The film’s primary plotline appears to lack any political content. A lame and lonely man, Qinawi (played with pathos by Chahine himself), works as a newspaper seller in the train station. He lives in a small shack on the premises and lusts after the bodacious Hanouma, a big-spirited beauty who illegally sells bottles of soda pop to passersby and is engaged to marry the strapping Abu Serih, who works as a porter in the station. As the film progresses, Qinawi’s sexual frustrations build from a kind of childish scopophilia—his shack is surrounded by pictures of American pin-ups and bathing beauties—into a violent voyeuristic rage.

But set within an era of political change, Chahine’s film is more than its surface psychosexual thriller plotline suggests. Made in the wake of the country’s 1952 military coup d’etat, which overthrew the Egyptian monarchy, and two years after new Prime Minister Gamal Abdel Nasser’s constitution granted women’s suffrage and prohibited gender-based discrimination, Cairo Station expresses the country’s anxieties and dreams, both then and now.

CAIRO STATION

‘Cairo Station’

“You can’t be happy with the way things are,” declares Abu Serih, at one point, as he fights to unionize the station’s workers.

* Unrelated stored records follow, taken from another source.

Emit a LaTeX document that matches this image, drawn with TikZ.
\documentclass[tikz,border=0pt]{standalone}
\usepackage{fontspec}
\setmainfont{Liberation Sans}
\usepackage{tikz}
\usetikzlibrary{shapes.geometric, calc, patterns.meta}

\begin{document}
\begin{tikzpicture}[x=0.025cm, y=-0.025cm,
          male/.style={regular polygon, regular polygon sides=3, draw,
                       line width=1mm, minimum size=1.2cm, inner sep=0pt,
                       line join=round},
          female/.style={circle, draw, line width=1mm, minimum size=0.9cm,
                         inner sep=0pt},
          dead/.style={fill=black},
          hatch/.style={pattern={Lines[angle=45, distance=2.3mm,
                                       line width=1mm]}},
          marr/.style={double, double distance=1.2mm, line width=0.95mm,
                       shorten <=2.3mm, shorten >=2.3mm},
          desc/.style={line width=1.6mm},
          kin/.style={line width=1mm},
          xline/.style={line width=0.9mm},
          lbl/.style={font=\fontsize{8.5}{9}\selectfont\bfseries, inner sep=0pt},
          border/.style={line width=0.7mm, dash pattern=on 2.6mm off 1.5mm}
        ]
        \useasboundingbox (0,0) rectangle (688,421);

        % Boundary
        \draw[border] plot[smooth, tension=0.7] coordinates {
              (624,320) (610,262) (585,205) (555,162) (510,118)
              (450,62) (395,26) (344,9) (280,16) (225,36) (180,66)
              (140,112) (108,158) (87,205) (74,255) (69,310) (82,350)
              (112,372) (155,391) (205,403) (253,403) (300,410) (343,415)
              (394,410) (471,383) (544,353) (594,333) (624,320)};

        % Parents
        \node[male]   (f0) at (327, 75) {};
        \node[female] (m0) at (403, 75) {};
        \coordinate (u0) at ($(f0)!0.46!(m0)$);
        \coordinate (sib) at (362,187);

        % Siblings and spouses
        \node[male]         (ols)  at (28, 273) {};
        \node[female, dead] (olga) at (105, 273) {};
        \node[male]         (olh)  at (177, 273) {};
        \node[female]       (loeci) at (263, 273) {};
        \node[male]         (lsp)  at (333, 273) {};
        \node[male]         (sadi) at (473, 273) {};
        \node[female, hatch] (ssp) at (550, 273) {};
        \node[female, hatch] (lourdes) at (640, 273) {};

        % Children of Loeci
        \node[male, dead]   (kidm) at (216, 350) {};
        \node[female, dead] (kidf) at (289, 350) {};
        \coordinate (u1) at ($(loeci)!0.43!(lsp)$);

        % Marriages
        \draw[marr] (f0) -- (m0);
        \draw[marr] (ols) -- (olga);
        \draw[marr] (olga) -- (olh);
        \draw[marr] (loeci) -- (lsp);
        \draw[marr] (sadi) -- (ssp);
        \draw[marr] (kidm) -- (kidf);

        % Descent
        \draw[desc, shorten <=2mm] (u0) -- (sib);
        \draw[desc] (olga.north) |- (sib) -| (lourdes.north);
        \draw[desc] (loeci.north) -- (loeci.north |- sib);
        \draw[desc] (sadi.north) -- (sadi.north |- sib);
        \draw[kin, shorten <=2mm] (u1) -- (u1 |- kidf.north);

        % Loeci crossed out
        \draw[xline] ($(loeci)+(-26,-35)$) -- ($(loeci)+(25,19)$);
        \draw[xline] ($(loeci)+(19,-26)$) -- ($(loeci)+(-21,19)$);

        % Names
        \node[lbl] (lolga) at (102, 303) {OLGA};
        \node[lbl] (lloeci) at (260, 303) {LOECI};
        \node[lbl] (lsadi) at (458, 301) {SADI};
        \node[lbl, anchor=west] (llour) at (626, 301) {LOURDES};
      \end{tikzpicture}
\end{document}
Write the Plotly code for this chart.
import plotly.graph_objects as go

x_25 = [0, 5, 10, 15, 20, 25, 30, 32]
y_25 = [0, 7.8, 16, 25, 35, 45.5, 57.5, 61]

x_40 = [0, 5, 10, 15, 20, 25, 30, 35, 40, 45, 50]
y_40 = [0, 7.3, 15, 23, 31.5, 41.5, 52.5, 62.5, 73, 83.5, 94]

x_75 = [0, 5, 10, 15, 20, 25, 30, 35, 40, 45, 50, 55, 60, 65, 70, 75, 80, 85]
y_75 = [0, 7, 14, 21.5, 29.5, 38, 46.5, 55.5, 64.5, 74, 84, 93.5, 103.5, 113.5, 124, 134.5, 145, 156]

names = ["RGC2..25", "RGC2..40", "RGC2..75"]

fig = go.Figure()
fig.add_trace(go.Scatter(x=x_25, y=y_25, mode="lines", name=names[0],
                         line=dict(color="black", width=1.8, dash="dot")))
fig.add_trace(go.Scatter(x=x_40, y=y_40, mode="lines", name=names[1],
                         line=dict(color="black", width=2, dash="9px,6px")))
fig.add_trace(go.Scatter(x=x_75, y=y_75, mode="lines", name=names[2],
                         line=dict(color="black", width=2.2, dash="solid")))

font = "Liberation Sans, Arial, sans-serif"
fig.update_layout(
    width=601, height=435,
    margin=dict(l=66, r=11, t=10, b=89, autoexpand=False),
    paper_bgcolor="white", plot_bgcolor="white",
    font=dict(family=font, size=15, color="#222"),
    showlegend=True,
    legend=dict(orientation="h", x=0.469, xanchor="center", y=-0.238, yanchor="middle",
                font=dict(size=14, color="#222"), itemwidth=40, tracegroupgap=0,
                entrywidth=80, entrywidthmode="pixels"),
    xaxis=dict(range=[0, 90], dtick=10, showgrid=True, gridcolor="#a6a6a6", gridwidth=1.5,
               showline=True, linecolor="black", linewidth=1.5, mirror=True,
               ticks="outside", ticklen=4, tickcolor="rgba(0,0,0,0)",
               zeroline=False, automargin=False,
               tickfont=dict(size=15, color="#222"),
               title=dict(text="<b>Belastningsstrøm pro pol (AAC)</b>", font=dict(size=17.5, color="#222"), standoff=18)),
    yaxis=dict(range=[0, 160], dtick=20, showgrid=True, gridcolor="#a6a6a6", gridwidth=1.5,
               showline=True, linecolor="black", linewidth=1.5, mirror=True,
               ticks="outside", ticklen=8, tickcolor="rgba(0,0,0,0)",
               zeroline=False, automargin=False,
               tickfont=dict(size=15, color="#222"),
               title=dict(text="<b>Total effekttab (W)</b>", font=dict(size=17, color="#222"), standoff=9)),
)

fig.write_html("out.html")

In one of the film’s many subplots, Serih stands up against the station bosses, trying to rally support for better treatment and equality among the workers. “Why can’t we be independent,” he implores. It’s hard not to see Serih’s struggles echo with the idealists of Tahrir Square 2011.

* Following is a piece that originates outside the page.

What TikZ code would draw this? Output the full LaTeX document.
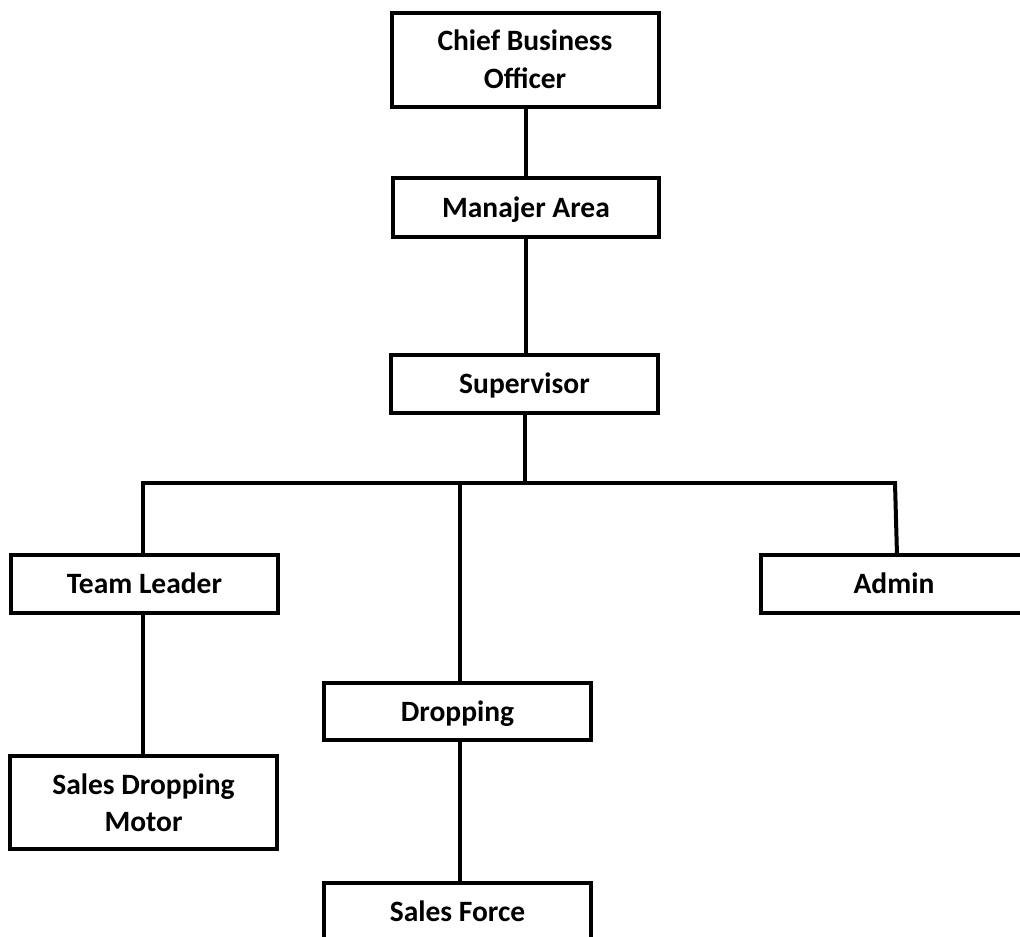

The role of women in Egypt also plays a significant part within the film’s social fabric. At one point, a group of women are seen in the station with a banner that reads, “Organization of Women Against Marriage.” One lady, wearing what looks to be a man’s suit, decries the role of the “the rural wife” as “an unprecedented example of subjugation.”

CAIRO STATION

But Cairo Station is no Salt of the Earth, Herbert Biberman’s feminist and pro-worker drama from 1954; it’s far more cynical, with Serih, at one point, overpowering Hanouma and putting her in her submissive place, and his utopian union goals sidelined first by the jealous Qinawi and then the station boss’s anti-union toughs, who brutally beat him down.

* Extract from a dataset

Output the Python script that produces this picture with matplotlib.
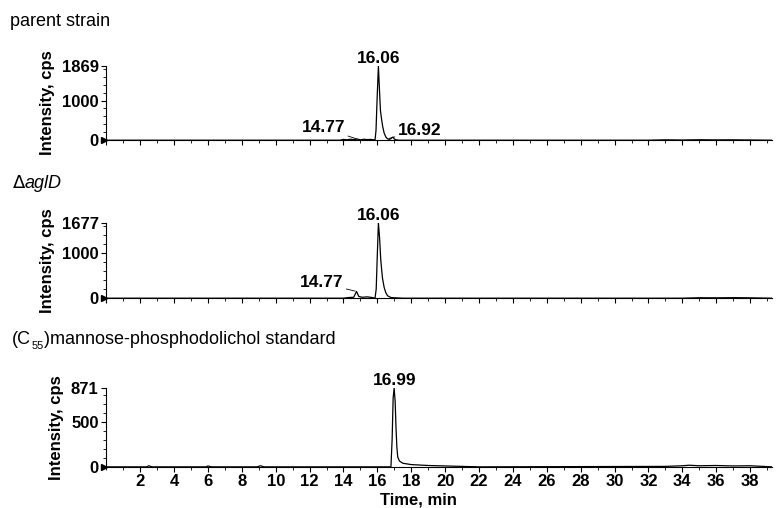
import matplotlib.pyplot as plt
from matplotlib.ticker import MultipleLocator

plt.rcParams['font.family'] = ['Liberation Sans', 'DejaVu Sans']

# parent strain trace (time, min / intensity, cps)
t_parent = [0, 13.8, 14.0, 14.2, 14.4, 14.6, 14.8, 14.9, 15.0, 15.2, 15.4, 15.6, 15.8,
            15.86, 15.92, 15.98, 16.06, 16.12, 16.18, 16.25, 16.32, 16.4, 16.5, 16.6, 16.7,
            16.8, 16.92, 17.0, 17.1, 17.3, 32.0, 33.0, 34.0, 35.0, 36.0, 37.0, 39.3]
i_parent = [0, 0, 20, 10, 25, 15, 30, 20, 10, 25, 15, 20, 10,
            0, 250, 1000, 1869, 1300, 750, 520, 330, 180, 80, 35, 20,
            40, 80, 30, 10, 0, 0, 10, 5, 12, 8, 10, 0]

# delta aglD trace
t_agld = [0, 14.0, 14.3, 14.6, 14.77, 14.9, 15.1, 15.4, 15.7, 15.86, 15.93, 15.99,
          16.06, 16.13, 16.2, 16.3, 16.4, 16.5, 16.6, 16.8, 17.0, 17.5, 34.0, 35.0,
          36.0, 37.0, 38.0, 39.3]
i_agld = [0, 0, 15, 20, 150, 40, 20, 30, 15, 0, 200, 900,
          1677, 1350, 850, 450, 240, 120, 55, 15, 10, 0, 0, 10, 8, 12, 8, 0]

# mannose-phosphodolichol standard trace
t_std = [0, 2.4, 2.5, 2.7, 5.9, 6.0, 6.2, 8.9, 9.1, 9.3, 16.8, 16.87, 16.93,
         16.99, 17.05, 17.1, 17.15, 17.2, 17.3, 17.5, 18.0, 19.0, 20.0, 21.0, 22.0,
         33.0, 34.0, 34.4, 35.0, 36.0, 37.0, 38.0, 39.3]
i_std = [0, 0, 12, 0, 0, 10, 0, 0, 12, 0, 0, 300, 760,
         871, 720, 430, 220, 110, 65, 40, 25, 15, 10, 5, 0,
         5, 12, 18, 12, 15, 10, 12, 0]

traces = [
    (t_parent, i_parent, 1869, [0, 1000, 1869], 200),
    (t_agld, i_agld, 1677, [0, 1000, 1677], 200),
    (t_std, i_std, 871, [0, 500, 871], 100),
]

# peak labels: (time, height, text, dx px, dy px, leader)
peaks = [
    [(16.06, 1869, '16.06', 0, 0, False), (14.87, 20, '14.77', -13, 4, True),
     (16.6, 35, '16.92', 10, 1, True)],
    [(16.06, 1677, '16.06', 0, 0, False), (14.77, 150, '14.77', -13, 1, True)],
    [(16.99, 871, '16.99', 0, 0, False)],
]

fs = 12
fig = plt.figure(figsize=(7.76, 5.08), dpi=100)
bottoms = [0.724, 0.413, 0.081]
heights = [0.146, 0.148, 0.155]

for k, (t, y, ymax, yt, ymin_step) in enumerate(traces):
    ax = fig.add_axes([0.137, bottoms[k], 0.858, heights[k]])
    ax.plot(t, y, color='black', lw=0.9)
    ax.set_xlim(0, 39.3)
    ax.set_ylim(0, ymax)
    ax.spines['top'].set_visible(False)
    ax.spines['right'].set_visible(False)
    ax.spines['left'].set_linewidth(0.8)
    ax.spines['bottom'].set_linewidth(0.8)
    ax.xaxis.set_major_locator(MultipleLocator(2))
    ax.xaxis.set_minor_locator(MultipleLocator(1))
    ax.yaxis.set_minor_locator(MultipleLocator(ymin_step))
    ax.set_yticks(yt)
    ax.set_yticklabels([str(v) for v in yt], fontsize=fs, fontweight='bold')
    ax.tick_params(axis='both', which='major', length=3.5, width=0.8, direction='out', pad=2)
    ax.tick_params(axis='both', which='minor', length=2, width=0.6, direction='out')
    if k == 2:
        ax.set_xticks(range(2, 39, 2))
        ax.set_xticklabels([str(v) for v in range(2, 39, 2)], fontsize=fs, fontweight='bold')
    else:
        ax.tick_params(axis='x', labelbottom=False)
    ax.set_ylabel('Intensity, cps', fontsize=fs, fontweight='bold', labelpad=5)
    ax.plot([-0.15], [0], marker='>', color='black', markersize=5, clip_on=False)
    for (px, py, txt, dx, dy, lead) in peaks[k]:
        if lead:
            ax.annotate(txt, xy=(px, py), xytext=(dx, dy), textcoords='offset pixels',
                        ha='right' if dx < 0 else 'left', va='bottom',
                        fontsize=12.5, fontweight='bold',
                        arrowprops=dict(arrowstyle='-', lw=0.6, color='black',
                                        shrinkA=0, shrinkB=1))
        else:
            ax.annotate(txt, xy=(px, py), xytext=(dx, dy), textcoords='offset pixels',
                        ha='center', va='bottom', fontsize=12.5, fontweight='bold')

fig.text(10 / 776, 1 - 22 / 508, 'parent strain', fontsize=13, va='center')
fig.text(12 / 776, 1 - 183 / 508, r'$\Delta$', fontsize=13, va='center')
fig.text(25 / 776, 1 - 183 / 508, 'aglD', fontsize=13, va='center', style='italic')
fig.text(12 / 776, 1 - 340 / 508, '(C', fontsize=13, va='center')
fig.text(32 / 776, 1 - 346 / 508, '55', fontsize=8, va='center')
fig.text(44 / 776, 1 - 340 / 508, ')mannose-phosphodolichol standard',
         fontsize=13, va='center')
fig.text(418 / 776, 1 - 500 / 508, 'Time, min', fontsize=fs, fontweight='bold',
         ha='center', va='center')

fig.savefig('out.png', dpi=100)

One of the film’s most famous sequences reflects a similar trajectory from idealism to pessimism. Qinawi and Hanouma sit aside a reflecting pool outside of Ramses Station, which is dominated by an impressive statue of the legendary pharaoh. Against this symbolic backdrop of national pride, Qinawi proposes marriage to Hanouma, offering her a necklace and the promise of a tranquil domestic life outside the city. The flirtatious Hanouma smiles and plays along with the pathetic Qinawi, and for a brief moment, it seems the two—who are similarly disenfranchised—may be connected in their dreams for a better future. But then Hanouma shatters the illusion, telling him that she will be marrying Abu Serih. In actuality, Qinawi never had a chance. As Joel Gordon writes in his journal article, Broken Heart of the City: Youssef Chahine’s Bab al-Hadid , his illuminating study of the film, “How can he compare to the porter, let alone the pharaoh? What place is there in the new Egypt for a crippled orphan?”

Indeed, by making Qinawi, who is an emasculated, poverty-stricken and mentally unhinged man, the center of the film, Chahine has crafted a portrait of Egypt’s new era as conflicted and uncertain.

CAIRO STATION

‘Cairo Station’

At times, the film is funny, sexy, buoyant, and modern. Two Islamic fundamentalists passing through the station come across as backward—the Muslim Brotherhood, as today, was demonized and persecuted under Nassar’s reign. There’s a poster of Marilyn Monroe’s Niagara on one of the station’s walls, and a rocking scene involving Egypt’s own rock band, Mike and the Skyrockets, which starts off with all smiles and dancing, then, as with the rest of the film, eventually descends into the noir-ish macabre.

If Cairo Station is set on the brink of a new Egypt, and the hope that comes along with that moment of change, it also conveys a period fraught with painful realities and shattered dreams. Unfortunately, the headlines coming out of Egypt today—“Deadly blasts at Cairo University,” “Why Egypt is in a spiral of despair”—suggests that Chahine’s film may be more relevant than ever.